Friday, February 09, 2007
Sex Police 'Second String'
It amazes me how you can have a problematic thing going on in your life and within a day, something comes along and takes your mind off it. It may not be the answer to your problem, but it starts looking a whole lot better than the actual problem. I love that kind of stuff!
Anyways… I met my friend Christine for lunch today. We met at the place that serves the best pizza in the Triad, Bill’s Pizza Pub on High Point Road in Greensboro. I’ve got nothing against Papa John’s (can’t eat 6 hours before bedtime or I get awful acid indigestion) or the readers of GoTriad Magazine (after all, they voted my blog the Best in the Triad), but why are folks overlooking Bill’s Pizza?
When I was a teenager and playing crappy rock n’ roll with Jonathan Everett and Tracy Thornton every day during summer vacations from Northwest Guilford, we hit Bill’s Pizza Pub (the old location on Battleground) every damn day. We would either buy our own one topping pie for 6 bucks or go in on one. We dreamed of hitting it big and having our relatives overnight Bill’s Pizza (it’s DAMN good cold) to us somewhere on the road. Bill’s Pizza Pub was the place!
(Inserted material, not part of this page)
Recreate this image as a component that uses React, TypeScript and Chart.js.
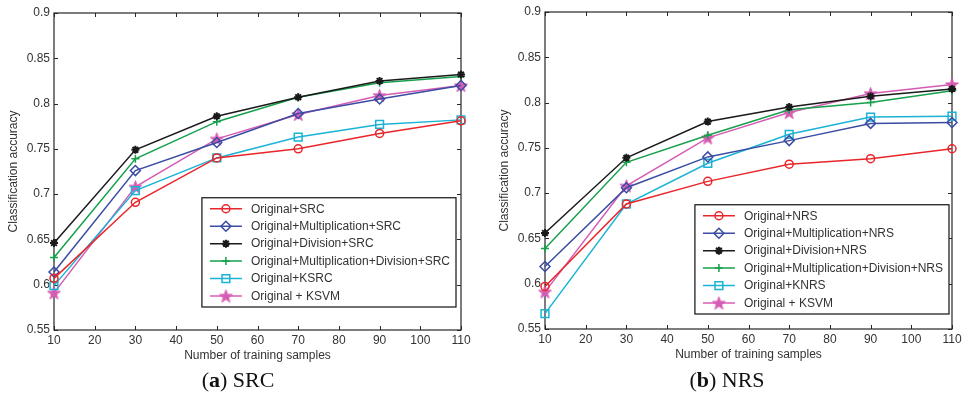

Why has everyone seemingly forgotten about Bill’s Pizza?
As Christine and I sat there chewing the fat and eating our super-delicious pepperoni pizza, I noticed an attractive woman putting her money into the jukebox. Within a few seconds of hearing her first selection, her attractiveness went away. I was fighting the urge to yell, “STEP AWAY FROM THE JUKEBOX!”
She played some awful tune by Michael Jackson. I remember hearing it during my run at Peaches Music & Video, but the title was escaping me. I thought that it could have easily been something by Bobby Brown. It had that “I’m a crappy R&B song from the 80’s where ALL 80’s R&B sounded the same” kind of sound.
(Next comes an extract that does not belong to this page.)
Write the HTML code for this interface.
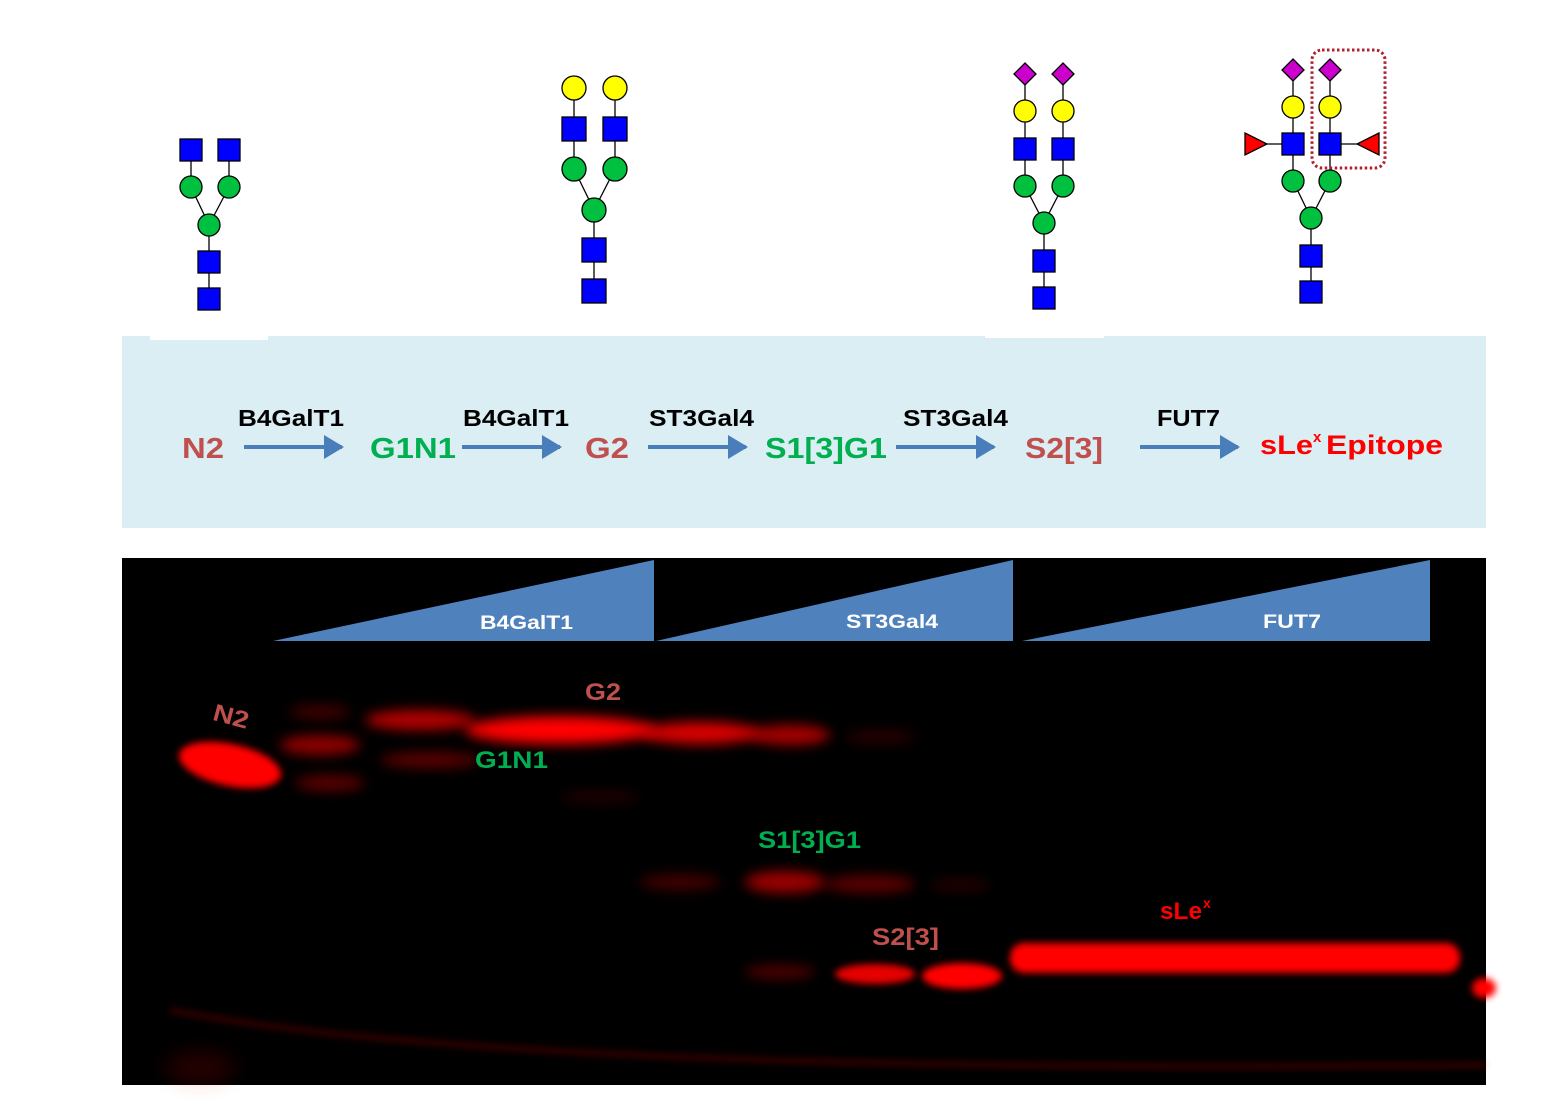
<!DOCTYPE html>
<html><head><meta charset="utf-8"><style>
html,body{margin:0;padding:0;background:#fff;}
svg{display:block;font-family:"Liberation Sans",sans-serif;font-weight:bold;}
</style></head><body>
<svg width="1564" height="1120" viewBox="0 0 1564 1120" xmlns="http://www.w3.org/2000/svg">
<defs>
<filter id="b6" x="-50%" y="-200%" width="200%" height="500%"><feGaussianBlur stdDeviation="6"/></filter>
<filter id="b10" x="-50%" y="-200%" width="200%" height="500%"><feGaussianBlur stdDeviation="10"/></filter>
<filter id="b4" x="-50%" y="-200%" width="200%" height="500%"><feGaussianBlur stdDeviation="3.5"/></filter>
<marker id="ah" markerWidth="6" markerHeight="6" refX="4.5" refY="3" orient="auto" markerUnits="strokeWidth"><path d="M0,0 L5,3 L0,6 z" fill="#4a7ebb"/></marker>
</defs>
<rect width="1564" height="1120" fill="#fff"/>

<!-- light band -->
<rect x="122" y="336" width="1364" height="192" fill="#dbeef3"/>
<rect x="150" y="334" width="118" height="6" fill="#fff"/>
<rect x="985" y="334" width="119" height="4" fill="#fff"/>

<g stroke="#000" stroke-width="1.3">
<!-- glycan 1 -->
<line x1="191" y1="150" x2="191" y2="187"/><line x1="229" y1="150" x2="229" y2="187"/>
<line x1="191" y1="187" x2="209" y2="225"/><line x1="229" y1="187" x2="209" y2="225"/>
<line x1="209" y1="225" x2="209" y2="299"/>
<rect x="180" y="139" width="22" height="22" fill="#0000ff"/><rect x="218" y="139" width="22" height="22" fill="#0000ff"/>
<circle cx="191" cy="187" r="11" fill="#00c040"/><circle cx="229" cy="187" r="11" fill="#00c040"/>
<circle cx="209" cy="225" r="11" fill="#00c040"/>
<rect x="198" y="251" width="22" height="22" fill="#0000ff"/><rect x="198" y="288" width="22" height="22" fill="#0000ff"/>

<!-- glycan 2 -->
<line x1="574" y1="88" x2="574" y2="169"/><line x1="615" y1="88" x2="615" y2="169"/>
<line x1="574" y1="169" x2="594" y2="210"/><line x1="615" y1="169" x2="594" y2="210"/>
<line x1="594" y1="210" x2="594" y2="291"/>
<circle cx="574" cy="88" r="12" fill="#ffff00"/><circle cx="615" cy="88" r="12" fill="#ffff00"/>
<rect x="562" y="117" width="24" height="24" fill="#0000ff"/><rect x="603" y="117" width="24" height="24" fill="#0000ff"/>
<circle cx="574" cy="169" r="12" fill="#00c040"/><circle cx="615" cy="169" r="12" fill="#00c040"/>
<circle cx="594" cy="210" r="12" fill="#00c040"/>
<rect x="582" y="238" width="24" height="24" fill="#0000ff"/><rect x="582" y="279" width="24" height="24" fill="#0000ff"/>

<!-- glycan 3 -->
<line x1="1025" y1="74" x2="1025" y2="186"/><line x1="1063" y1="74" x2="1063" y2="186"/>
<line x1="1025" y1="186" x2="1044" y2="223"/><line x1="1063" y1="186" x2="1044" y2="223"/>
<line x1="1044" y1="223" x2="1044" y2="298"/>
<path d="M1025,63 L1036,74 L1025,85 L1014,74 z" fill="#cc00cc"/><path d="M1063,63 L1074,74 L1063,85 L1052,74 z" fill="#cc00cc"/>
<circle cx="1025" cy="111" r="11" fill="#ffff00"/><circle cx="1063" cy="111" r="11" fill="#ffff00"/>
<rect x="1014" y="138" width="22" height="22" fill="#0000ff"/><rect x="1052" y="138" width="22" height="22" fill="#0000ff"/>
<circle cx="1025" cy="186" r="11" fill="#00c040"/><circle cx="1063" cy="186" r="11" fill="#00c040"/>
<circle cx="1044" cy="223" r="11" fill="#00c040"/>
<rect x="1033" y="250" width="22" height="22" fill="#0000ff"/><rect x="1033" y="287" width="22" height="22" fill="#0000ff"/>

<!-- glycan 4 -->
<line x1="1293" y1="70" x2="1293" y2="181"/><line x1="1330" y1="70" x2="1330" y2="181"/>
<line x1="1267" y1="144" x2="1293" y2="144"/><line x1="1330" y1="144" x2="1357" y2="144"/>
<line x1="1293" y1="181" x2="1311" y2="218"/><line x1="1330" y1="181" x2="1311" y2="218"/>
<line x1="1311" y1="218" x2="1311" y2="292"/>
<path d="M1293,59 L1304,70 L1293,81 L1282,70 z" fill="#cc00cc"/><path d="M1330,59 L1341,70 L1330,81 L1319,70 z" fill="#cc00cc"/>
<circle cx="1293" cy="107" r="11" fill="#ffff00"/><circle cx="1330" cy="107" r="11" fill="#ffff00"/>
<rect x="1282" y="133" width="22" height="22" fill="#0000ff"/><rect x="1319" y="133" width="22" height="22" fill="#0000ff"/>
<path d="M1245,133 L1267,144 L1245,155 z" fill="#ff0000"/><path d="M1379,133 L1357,144 L1379,155 z" fill="#ff0000"/>
<circle cx="1293" cy="181" r="11" fill="#00c040"/><circle cx="1330" cy="181" r="11" fill="#00c040"/>
<circle cx="1311" cy="218" r="11" fill="#00c040"/>
<rect x="1300" y="245" width="22" height="22" fill="#0000ff"/><rect x="1300" y="281" width="22" height="22" fill="#0000ff"/>
</g>
<rect x="1312" y="50" width="73" height="118" rx="10" fill="none" stroke="#b22030" stroke-width="3" stroke-dasharray="2.5,2.5"/>

<!-- pathway -->
<g stroke="#4a7ebb" stroke-width="4" marker-end="url(#ah)">
<line x1="244" y1="447" x2="342" y2="447"/>
<line x1="462" y1="447" x2="560" y2="447"/>
<line x1="648" y1="447" x2="746" y2="447"/>
<line x1="896" y1="447" x2="994" y2="447"/>
<line x1="1140" y1="447" x2="1238" y2="447"/>
</g>
<g font-size="23" fill="#000">
<text x="238" y="426" textLength="106" lengthAdjust="spacingAndGlyphs">B4GalT1</text>
<text x="463" y="426" textLength="106" lengthAdjust="spacingAndGlyphs">B4GalT1</text>
<text x="649" y="426" textLength="105" lengthAdjust="spacingAndGlyphs">ST3Gal4</text>
<text x="903" y="426" textLength="105" lengthAdjust="spacingAndGlyphs">ST3Gal4</text>
<text x="1157" y="426" textLength="63" lengthAdjust="spacingAndGlyphs">FUT7</text>
</g>
<g font-size="29">
<text x="182" y="458" fill="#c0504d" textLength="42" lengthAdjust="spacingAndGlyphs">N2</text>
<text x="370" y="458" fill="#00b050" textLength="86" lengthAdjust="spacingAndGlyphs">G1N1</text>
<text x="585" y="458" fill="#c0504d" textLength="44" lengthAdjust="spacingAndGlyphs">G2</text>
<text x="765" y="458" fill="#00b050" textLength="122" lengthAdjust="spacingAndGlyphs">S1[3]G1</text>
<text x="1025" y="458" fill="#c0504d" textLength="78" lengthAdjust="spacingAndGlyphs">S2[3]</text>
<text x="1260" y="454" fill="#ff0000" font-size="27" textLength="53" lengthAdjust="spacingAndGlyphs">sLe</text>
<text x="1313" y="442" fill="#ff0000" font-size="15">x</text>
<text x="1326" y="454" fill="#ff0000" font-size="27" textLength="117" lengthAdjust="spacingAndGlyphs">Epitope</text>
</g>

<!-- gel -->
<rect x="122" y="558" width="1364" height="527" fill="#000"/>
<polygon points="273,641 654,560 654,641" fill="#4f81bd"/>
<polygon points="656,641 1013,560 1013,641" fill="#4f81bd"/>
<polygon points="1022,641 1430,560 1430,641" fill="#4f81bd"/>
<g font-size="19" fill="#fff">
<text x="480" y="629" textLength="93" lengthAdjust="spacingAndGlyphs">B4GalT1</text>
<text x="846" y="628" textLength="92" lengthAdjust="spacingAndGlyphs">ST3Gal4</text>
<text x="1263" y="628" textLength="58" lengthAdjust="spacingAndGlyphs">FUT7</text>
</g>

<!-- bands -->
<g fill="#ff0000">
<ellipse cx="230" cy="765" rx="52" ry="21" transform="rotate(12 230 765)" filter="url(#b4)"/>
<ellipse cx="320" cy="745" rx="40" ry="10" opacity="0.55" filter="url(#b6)"/>
<ellipse cx="330" cy="783" rx="35" ry="8" opacity="0.35" filter="url(#b6)"/>
<ellipse cx="430" cy="760" rx="50" ry="8" opacity="0.35" filter="url(#b6)"/>
<ellipse cx="320" cy="712" rx="30" ry="7" opacity="0.25" filter="url(#b6)"/>
<ellipse cx="420" cy="720" rx="55" ry="10" opacity="0.7" filter="url(#b6)"/>
<ellipse cx="560" cy="730" rx="95" ry="14" filter="url(#b6)"/>
<ellipse cx="700" cy="733" rx="60" ry="11" opacity="0.85" filter="url(#b6)"/>
<ellipse cx="790" cy="735" rx="40" ry="10" opacity="0.65" filter="url(#b6)"/>
<ellipse cx="880" cy="737" rx="35" ry="7" opacity="0.15" filter="url(#b6)"/>
<ellipse cx="600" cy="797" rx="40" ry="6" opacity="0.12" filter="url(#b6)"/>
<ellipse cx="680" cy="882" rx="40" ry="8" opacity="0.25" filter="url(#b6)"/>
<ellipse cx="785" cy="882" rx="40" ry="11" opacity="0.6" filter="url(#b6)"/>
<ellipse cx="870" cy="884" rx="45" ry="9" opacity="0.35" filter="url(#b6)"/>
<ellipse cx="960" cy="885" rx="30" ry="6" opacity="0.15" filter="url(#b6)"/>
<ellipse cx="780" cy="972" rx="35" ry="7" opacity="0.3" filter="url(#b6)"/>
<ellipse cx="875" cy="974" rx="40" ry="10" opacity="0.9" filter="url(#b4)"/>
<ellipse cx="962" cy="976" rx="40" ry="13" filter="url(#b4)"/>
<rect x="1010" y="943" width="450" height="30" rx="14" filter="url(#b4)"/>
<ellipse cx="1484" cy="988" rx="12" ry="10" filter="url(#b4)"/>
<path d="M170,1010 Q500,1075 1486,1065" stroke="#ff0000" stroke-width="6" fill="none" opacity="0.2" filter="url(#b4)"/>
<ellipse cx="200" cy="1068" rx="35" ry="16" opacity="0.15" filter="url(#b10)"/>
</g>

<!-- gel labels -->
<text x="213" y="723" font-size="24" fill="#c0504d" transform="rotate(15 225 716)" textLength="36" lengthAdjust="spacingAndGlyphs">N2</text>
<text x="585" y="700" font-size="24" fill="#c0504d" textLength="36" lengthAdjust="spacingAndGlyphs">G2</text>
<text x="475" y="768" font-size="24" fill="#00b050" textLength="73" lengthAdjust="spacingAndGlyphs">G1N1</text>
<text x="758" y="848" font-size="24" fill="#00b050" textLength="103" lengthAdjust="spacingAndGlyphs">S1[3]G1</text>
<text x="872" y="945" font-size="24" fill="#c0504d" textLength="67" lengthAdjust="spacingAndGlyphs">S2[3]</text>
<text x="1160" y="919" font-size="24" fill="#ff0000" textLength="42" lengthAdjust="spacingAndGlyphs">sLe</text>
<text x="1203" y="908" font-size="14" fill="#ff0000">x</text>
</svg>
</body></html>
When she looked up, our eyes met. Even if she were compelled to do me in the bathroom right then and there with our bodies finding pleasure together in the most animalistic ways known to human kind, I’m sure my eyes gave her the idea that I can’t go for that, no can do. With the Michael Jackson tune filling the ear holes of everyone in the building, I’m pretty sure that I was the only one with a disgusted look on their face.
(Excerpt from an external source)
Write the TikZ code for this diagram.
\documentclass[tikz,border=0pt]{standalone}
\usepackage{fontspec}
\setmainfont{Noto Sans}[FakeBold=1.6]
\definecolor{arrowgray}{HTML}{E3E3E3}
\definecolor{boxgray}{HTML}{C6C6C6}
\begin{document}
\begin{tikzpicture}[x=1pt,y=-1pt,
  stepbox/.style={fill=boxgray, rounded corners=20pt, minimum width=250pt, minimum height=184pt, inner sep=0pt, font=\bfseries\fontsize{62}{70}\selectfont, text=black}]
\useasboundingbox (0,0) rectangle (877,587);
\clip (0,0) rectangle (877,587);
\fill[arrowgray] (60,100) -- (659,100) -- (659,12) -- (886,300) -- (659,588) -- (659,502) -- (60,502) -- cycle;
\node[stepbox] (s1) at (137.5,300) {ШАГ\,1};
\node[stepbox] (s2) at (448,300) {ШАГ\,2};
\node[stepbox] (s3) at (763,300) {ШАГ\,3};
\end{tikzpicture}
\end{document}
Imagine this face in the mirror…. Pass a cat box that hasn’t been emptied for over a week under your nose. That could have easily been the look on my face.
The now not-so-attractive woman didn’t stop there… Oh no! She followed that horrible tune with “Black Or White”.
Thankfully that was it from her and no more tunes were played on the jukebox during our lunch visit.
I’m guessing that the lady is probably leading a very lonely life with her Michael Jackson CD collection, Precious Moments figurines, and other trinkets of arrested development.
As many people have said about me over the years, it’s a damn shame and such a terrible waste.